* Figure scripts

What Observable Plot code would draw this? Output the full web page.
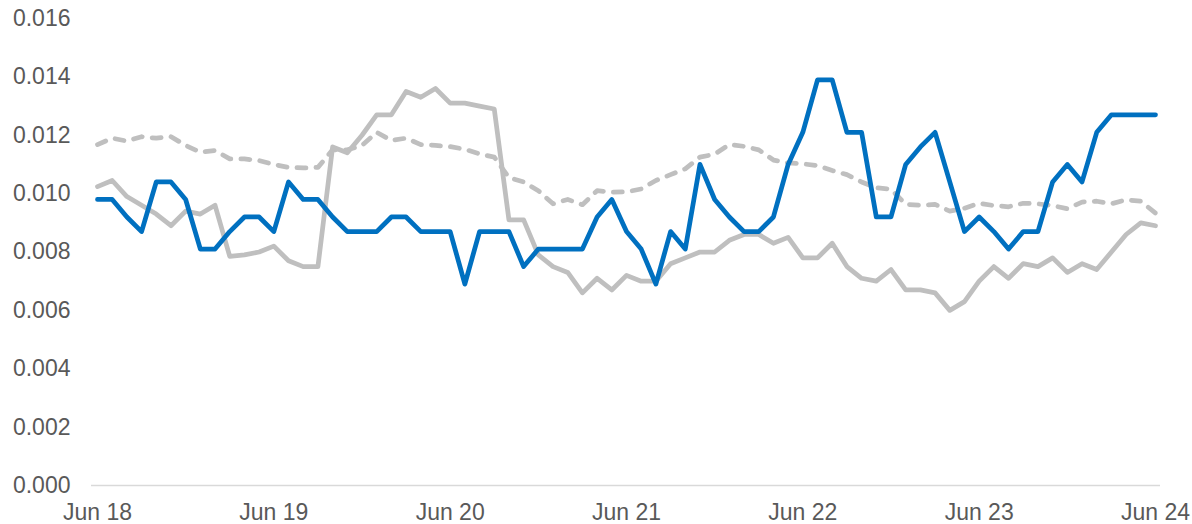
<!DOCTYPE html>
<html>
<head>
<meta charset="utf-8">
<script src="https://cdn.jsdelivr.net/npm/d3@7"></script>
<script src="https://cdn.jsdelivr.net/npm/@observablehq/plot@0.6"></script>
<style>
  html, body { margin: 0; padding: 0; background: #fff; }
  #chart { width: 1192px; height: 524px; overflow: hidden; }
</style>
</head>
<body>
<div id="chart"></div>
<script>
// Monthly observations, Jun 2018 .. Jun 2024 (73 months), equally spaced like a category axis
const months = d3.utcMonth.range(new Date(Date.UTC(2018, 5, 1)), new Date(Date.UTC(2024, 6, 1)));

const blueSeries = [
  0.0098, 0.0098, 0.0092, 0.0087, 0.0104, 0.0104, 0.0098, 0.0081, 0.0081, 0.0087, 0.0092, 0.0092,
  0.0087, 0.0104, 0.0098, 0.0098, 0.0092, 0.0087, 0.0087, 0.0087, 0.0092, 0.0092, 0.0087, 0.0087,
  0.0087, 0.0069, 0.0087, 0.0087, 0.0087, 0.0075, 0.0081, 0.0081, 0.0081, 0.0081, 0.0092, 0.0098,
  0.0087, 0.0081, 0.0069, 0.0087, 0.0081, 0.0110, 0.0098, 0.0092, 0.0087, 0.0087, 0.0092, 0.0110,
  0.0121, 0.0139, 0.0139, 0.0121, 0.0121, 0.0092, 0.0092, 0.0110, 0.0116, 0.0121, 0.0104, 0.0087,
  0.0092, 0.0087, 0.0081, 0.0087, 0.0087, 0.0104, 0.0110, 0.0104, 0.0121, 0.0127, 0.0127, 0.0127,
  0.0127
];

const graySeries = [
  0.01024, 0.01045, 0.0099, 0.0096, 0.0093, 0.0089, 0.0094, 0.0093, 0.0096, 0.00785, 0.0079, 0.0080,
  0.0082, 0.0077, 0.0075, 0.0075, 0.0116, 0.0114, 0.0120, 0.0127, 0.0127, 0.0135, 0.0133, 0.0136,
  0.0131, 0.0131, 0.0130, 0.0129, 0.0091, 0.0091, 0.0079, 0.0075, 0.0073, 0.0066, 0.0071, 0.0067,
  0.0072, 0.0070, 0.0070, 0.0076, 0.0078, 0.0080, 0.0080, 0.0084, 0.0086, 0.0086, 0.0083, 0.0085,
  0.0078, 0.0078, 0.0083, 0.0075, 0.0071, 0.0070, 0.0074, 0.0067, 0.0067, 0.0066, 0.0060, 0.0063,
  0.0070, 0.0075, 0.0071, 0.0076, 0.0075, 0.0078, 0.0073, 0.0076, 0.0074, 0.0080, 0.0086, 0.0090,
  0.0089
];

const dashedSeries = [
  0.01168, 0.01190, 0.01180, 0.01195, 0.01190, 0.01195, 0.01165, 0.01142, 0.01148, 0.01119, 0.01119, 0.01113,
  0.01100, 0.01090, 0.01088, 0.01090, 0.01150, 0.01150, 0.01165, 0.01210, 0.01182, 0.01190, 0.01168, 0.01165,
  0.01161, 0.01152, 0.01136, 0.01125, 0.01055, 0.01040, 0.01010, 0.00965, 0.00980, 0.00962, 0.01010, 0.01005,
  0.01006, 0.01016, 0.01045, 0.01065, 0.01085, 0.01125, 0.01135, 0.01168, 0.01162, 0.01150, 0.01115, 0.01105,
  0.01102, 0.01096, 0.01079, 0.01065, 0.01040, 0.01020, 0.01015, 0.00963, 0.00960, 0.00963, 0.00940, 0.00950,
  0.00967, 0.00959, 0.00955, 0.00967, 0.00965, 0.00959, 0.00948, 0.00971, 0.00974, 0.00965, 0.00979, 0.00974,
  0.00933
];

const yTicks = [0, 0.002, 0.004, 0.006, 0.008, 0.010, 0.012, 0.014, 0.016];
const xTickLabels = ["Jun 18", "Jun 19", "Jun 20", "Jun 21", "Jun 22", "Jun 23", "Jun 24"];
const xTickIndex = xTickLabels.map((_, i) => i * 12);

const rows = (vals) => months.map((d, i) => ({idx: i, date: d, value: vals[i]}));
const blueData = rows(blueSeries);
const grayData = rows(graySeries);
const dashedData = rows(dashedSeries);

const chart = Plot.plot({
  width: 1192,
  height: 524,
  marginLeft: 91,
  marginRight: 32,
  marginTop: 18,
  marginBottom: 39,
  style: {fontFamily: "Liberation Sans, Arial, sans-serif", fontSize: "23px", color: "#595959", background: "#fff"},
  x: {
    type: "linear",
    domain: [0, months.length - 1],
    insetLeft: 6,
    insetRight: 5,
    ticks: xTickIndex,
    tickFormat: (d) => xTickLabels[xTickIndex.indexOf(d)],
    tickSize: 0,
    tickPadding: 18,
    label: null
  },
  y: {
    domain: [0, 0.016],
    ticks: yTicks,
    tickFormat: d3.format(".3f"),
    tickSize: 0,
    tickPadding: 21,
    label: null
  },
  marks: [
    Plot.ruleY([0], {stroke: "#D9D9D9", strokeWidth: 1.5}),
    Plot.line(dashedData, {x: "idx", y: "value", stroke: "#BFBFBF", strokeWidth: 4.75, strokeDasharray: "9,10", strokeLinecap: "round", strokeLinejoin: "round"}),
    Plot.line(grayData, {x: "idx", y: "value", stroke: "#BFBFBF", strokeWidth: 4.75, strokeLinejoin: "round", strokeLinecap: "round"}),
    Plot.line(blueData, {x: "idx", y: "value", stroke: "#0070C0", strokeWidth: 4.75, strokeLinejoin: "round", strokeLinecap: "round"})
  ]
});

document.getElementById("chart").appendChild(chart);
</script>
</body>
</html>
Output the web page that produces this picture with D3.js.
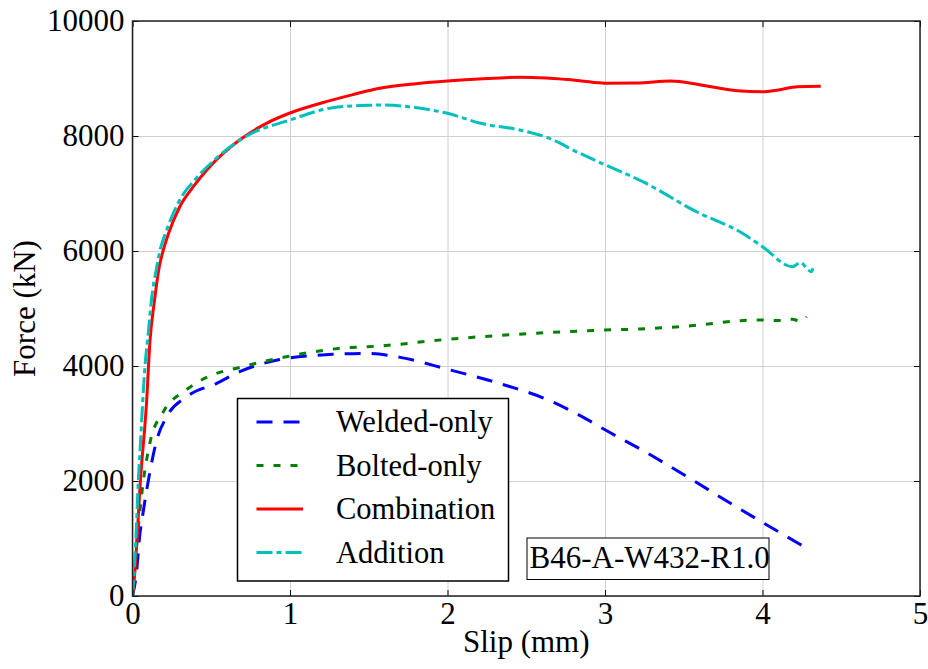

* TASK BRIEF
Exclude the pictures. Write out the remaining data exactly.

* RESULT BELOW
What Observable Plot code would draw this? Output the full web page.
<!DOCTYPE html>
<html>
<head>
<meta charset="utf-8">
<script src="https://cdn.jsdelivr.net/npm/d3@7"></script>
<script src="https://cdn.jsdelivr.net/npm/@observablehq/plot@0.6"></script>
<style>
  html, body { margin: 0; padding: 0; background: #fff; }
  #chart { width: 1192px; height: 524px; overflow: hidden; }
</style>
</head>
<body>
<div id="chart"></div>
<script>
// Monthly observations, Jun 2018 .. Jun 2024 (73 months), equally spaced like a category axis
const months = d3.utcMonth.range(new Date(Date.UTC(2018, 5, 1)), new Date(Date.UTC(2024, 6, 1)));

const blueSeries = [
  0.0098, 0.0098, 0.0092, 0.0087, 0.0104, 0.0104, 0.0098, 0.0081, 0.0081, 0.0087, 0.0092, 0.0092,
  0.0087, 0.0104, 0.0098, 0.0098, 0.0092, 0.0087, 0.0087, 0.0087, 0.0092, 0.0092, 0.0087, 0.0087,
  0.0087, 0.0069, 0.0087, 0.0087, 0.0087, 0.0075, 0.0081, 0.0081, 0.0081, 0.0081, 0.0092, 0.0098,
  0.0087, 0.0081, 0.0069, 0.0087, 0.0081, 0.0110, 0.0098, 0.0092, 0.0087, 0.0087, 0.0092, 0.0110,
  0.0121, 0.0139, 0.0139, 0.0121, 0.0121, 0.0092, 0.0092, 0.0110, 0.0116, 0.0121, 0.0104, 0.0087,
  0.0092, 0.0087, 0.0081, 0.0087, 0.0087, 0.0104, 0.0110, 0.0104, 0.0121, 0.0127, 0.0127, 0.0127,
  0.0127
];

const graySeries = [
  0.01024, 0.01045, 0.0099, 0.0096, 0.0093, 0.0089, 0.0094, 0.0093, 0.0096, 0.00785, 0.0079, 0.0080,
  0.0082, 0.0077, 0.0075, 0.0075, 0.0116, 0.0114, 0.0120, 0.0127, 0.0127, 0.0135, 0.0133, 0.0136,
  0.0131, 0.0131, 0.0130, 0.0129, 0.0091, 0.0091, 0.0079, 0.0075, 0.0073, 0.0066, 0.0071, 0.0067,
  0.0072, 0.0070, 0.0070, 0.0076, 0.0078, 0.0080, 0.0080, 0.0084, 0.0086, 0.0086, 0.0083, 0.0085,
  0.0078, 0.0078, 0.0083, 0.0075, 0.0071, 0.0070, 0.0074, 0.0067, 0.0067, 0.0066, 0.0060, 0.0063,
  0.0070, 0.0075, 0.0071, 0.0076, 0.0075, 0.0078, 0.0073, 0.0076, 0.0074, 0.0080, 0.0086, 0.0090,
  0.0089
];

const dashedSeries = [
  0.01168, 0.01190, 0.01180, 0.01195, 0.01190, 0.01195, 0.01165, 0.01142, 0.01148, 0.01119, 0.01119, 0.01113,
  0.01100, 0.01090, 0.01088, 0.01090, 0.01150, 0.01150, 0.01165, 0.01210, 0.01182, 0.01190, 0.01168, 0.01165,
  0.01161, 0.01152, 0.01136, 0.01125, 0.01055, 0.01040, 0.01010, 0.00965, 0.00980, 0.00962, 0.01010, 0.01005,
  0.01006, 0.01016, 0.01045, 0.01065, 0.01085, 0.01125, 0.01135, 0.01168, 0.01162, 0.01150, 0.01115, 0.01105,
  0.01102, 0.01096, 0.01079, 0.01065, 0.01040, 0.01020, 0.01015, 0.00963, 0.00960, 0.00963, 0.00940, 0.00950,
  0.00967, 0.00959, 0.00955, 0.00967, 0.00965, 0.00959, 0.00948, 0.00971, 0.00974, 0.00965, 0.00979, 0.00974,
  0.00933
];

const yTicks = [0, 0.002, 0.004, 0.006, 0.008, 0.010, 0.012, 0.014, 0.016];
const xTickLabels = ["Jun 18", "Jun 19", "Jun 20", "Jun 21", "Jun 22", "Jun 23", "Jun 24"];
const xTickIndex = xTickLabels.map((_, i) => i * 12);

const rows = (vals) => months.map((d, i) => ({idx: i, date: d, value: vals[i]}));
const blueData = rows(blueSeries);
const grayData = rows(graySeries);
const dashedData = rows(dashedSeries);

const chart = Plot.plot({
  width: 1192,
  height: 524,
  marginLeft: 91,
  marginRight: 32,
  marginTop: 18,
  marginBottom: 39,
  style: {fontFamily: "Liberation Sans, Arial, sans-serif", fontSize: "23px", color: "#595959", background: "#fff"},
  x: {
    type: "linear",
    domain: [0, months.length - 1],
    insetLeft: 6,
    insetRight: 5,
    ticks: xTickIndex,
    tickFormat: (d) => xTickLabels[xTickIndex.indexOf(d)],
    tickSize: 0,
    tickPadding: 18,
    label: null
  },
  y: {
    domain: [0, 0.016],
    ticks: yTicks,
    tickFormat: d3.format(".3f"),
    tickSize: 0,
    tickPadding: 21,
    label: null
  },
  marks: [
    Plot.ruleY([0], {stroke: "#D9D9D9", strokeWidth: 1.5}),
    Plot.line(dashedData, {x: "idx", y: "value", stroke: "#BFBFBF", strokeWidth: 4.75, strokeDasharray: "9,10", strokeLinecap: "round", strokeLinejoin: "round"}),
    Plot.line(grayData, {x: "idx", y: "value", stroke: "#BFBFBF", strokeWidth: 4.75, strokeLinejoin: "round", strokeLinecap: "round"}),
    Plot.line(blueData, {x: "idx", y: "value", stroke: "#0070C0", strokeWidth: 4.75, strokeLinejoin: "round", strokeLinecap: "round"})
  ]
});

document.getElementById("chart").appendChild(chart);
</script>
</body>
</html>
Output the web page that produces this picture with D3.js.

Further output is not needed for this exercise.